BusinessNZ chief executive Kirk Hope said IR had delivered “a world class tax administration infrastructure”.

But he said it should not mark an end to IR trying to drive costs out of tax administration and tax compliance.

John Cuthbertson, New Zealand tax leader at Chartered Accountants Australia and New Zealand (Caanz), said the BT project had “absolutely been a success”, notwithstanding issues with its third stage in 2018, when accountants reported big problems logging on to Inland Revenue's MyIR system.

“Beyond that, everything's pretty much gone to schedule and it has done what it was said it was going to do – and come in under budget, which is one of those things that's very rare in IT.”

Cuthbertson called on IR to deepen its engagement with the private sector to build on the success of the system.

”There should be a recognition that it's a two-way effort, with not just an expectation that all the innovation will come from the private sector.

“Often after these big projects you have a cutback IT budget going forward, which is not ideal because you do still need to be able to innovate,” he said.

Contracts provided to outcourced call centre staff working at IR offices left a bitter taste in 2018.
Contracts provided to outcourced call centre staff working at IR offices left a bitter taste in 2018.

Ferguson said IR had been working with ministers on a ‘green paper’ that was likely to be published early next year and that would address the issue of what was next.

That might include steps to make tax compliance easier for the self-employed, she said.

“I think that's going to be one of the things that we now think ahead about.”

IR was happy to discuss any ideas on how to work with the private sector on future opportunities, she said.

Some human-resources practices that were bound up in the BT project attracted controversy.

These included the questionable treatment of outsourced call centre workers hired to help out at times of peak demand during the transition, and IR’s decision to ask 860 of its staff to undertake psychometric testing during a process in which it asked those staff to apply for new jobs.

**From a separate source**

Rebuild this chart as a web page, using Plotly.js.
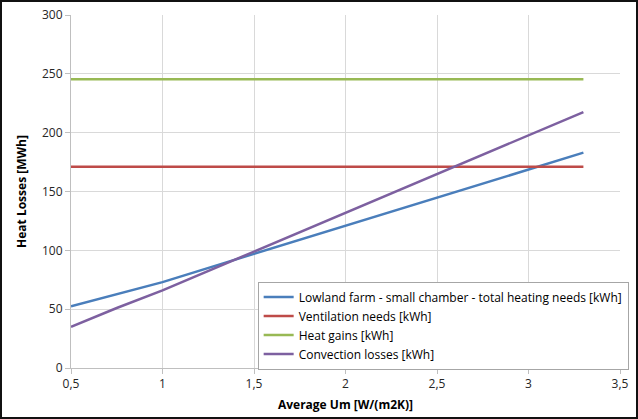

In 2018, Stuff sighted umbrella contracts provided by IR contractor Madison Recruitment that appeared to provide outsourced call centre workers with little security over their terms of employment and which one worker described as “quite possibly the worst I have come across in my life'.

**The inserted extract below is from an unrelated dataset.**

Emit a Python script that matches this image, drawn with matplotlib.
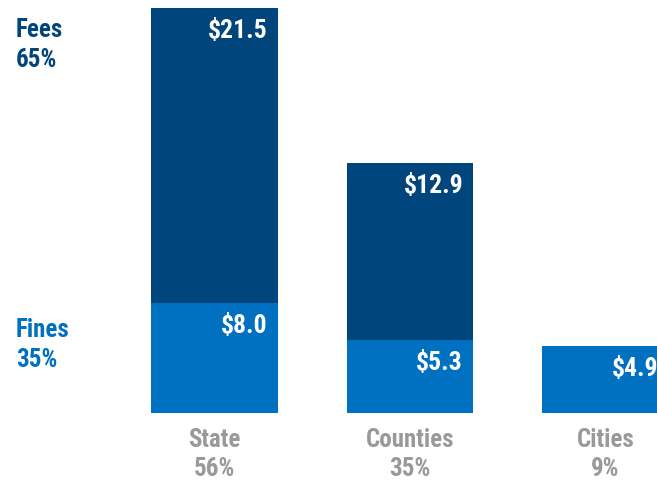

The contracts prompted queries to IR from then revenue minister Stuart Nash.

Ferguson said it was not her expectation at present that IR would make use of significant numbers of outsouced call centre workers in future.

BT also exposed one big skeleton in IR’s cupboard, when it emerged during the transition that about 1.5 million people had been paying the wrong rates of tax on the likes of Kiwisaver investments – some of them for many years – in a situation it was not able to fully unwind.

Deputy commissioner Greg James, who managed the BT project, said it had shown the importance of building confidence and trust internally and with stakeholders, and partnering with the right people, when carrying out large IT projects.

James provided a high level of transparency over the BT project’s goals and progress from the outset.

Fast Enterprises had performed exceptionally well, he said.

A team of about 40 or 50 staff from the company would stay on in New Zealand, after the remaining legacy systems and data were migrated, from June next year, to support and further develop Start, he said.

Start should last at least as long as First had done, James said.

“My intuition says that it's here to stay because it's going to continue to get refreshed every couple of years because of the research and development that Fast themselves are putting into it.”